The measurements were done on OnePlus A6003, Snapdragon 845 CPU, 6 GB RAM, 16 + 20 MP Dual Camera, Android version 9, OxygenOS version 9.0.3. The device is stabilized in place, put to airplane mode, background services are disabled, the battery is fully charged and kept plugged to the power cable. The rear camera output image is scaled so that the smaller dimension is 224, then the middle of the image is cropped to get an input image of \(224 \times 224\). The downscaling and cropping is not included in the inference time shown in Table 5 however the preprocessing of the input image, according to Eq. 1, and the final ArgMax is included in the inference time. Inference speed measurements, presented in Table 5, are averaged over 300 frames after 30 s of an initial warm-up period.

Table 5 shows that our approach of using ShuffleNet V2 as a backbone is capable of performing real-time, close to 20 Hz, semantic segmentation on a mobile phone. Even with the complex DPC architecture, ShuffleNet V2 backbone ends up with 1.54 times fewer GFLOPs over the Mobilenet V2 with basic encoder head. Furthermore, model size is significantly lower which is desired for embedded devices that might have limited memory or storage size. One surprising finding is that the Mobilenet V2 variants show much higher variance in the inference time compared to the ShuffleNet V2 backbone, thus our approach provides a more stable fps.

Table 5. Inference performance on OnePlus A6 with an input size of \(224 \times 224\).
Fig. 6.
figure 6

Segmentation visualisations on the validation set.
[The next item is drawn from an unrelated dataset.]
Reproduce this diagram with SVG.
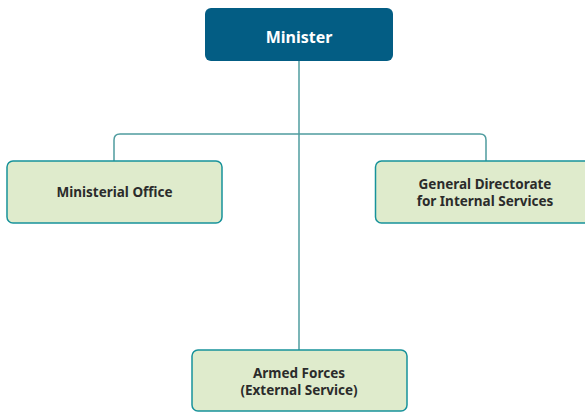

Best viewed in colour. (Black coloured regions on ground truth are ignored)

5 Conclusion

In this paper, we have described an efficient solution for semantic segmentation by achieving state-of-art inference speed without compromising on the accuracy. Our approach shows that ShuffleNet V2 is a powerful and efficient backbone for the task of semantic segmentation. It achieves 70.33% mIOU when combined with the DPC head, and 67.7% mIOUFootnote 2 combined with the basic encoder head on Cityscapes challenge. Furthermore, we showed that our network is capable of running real-time, the DPC head at 15.41 fps and the basic encoder head at 19.65 fps, on a mobile phone with an input image size of \(224 \times 224\). Future work is to implement an efficient decoder architecture to get more refined edges along the borders of the objects on the segmentation mask.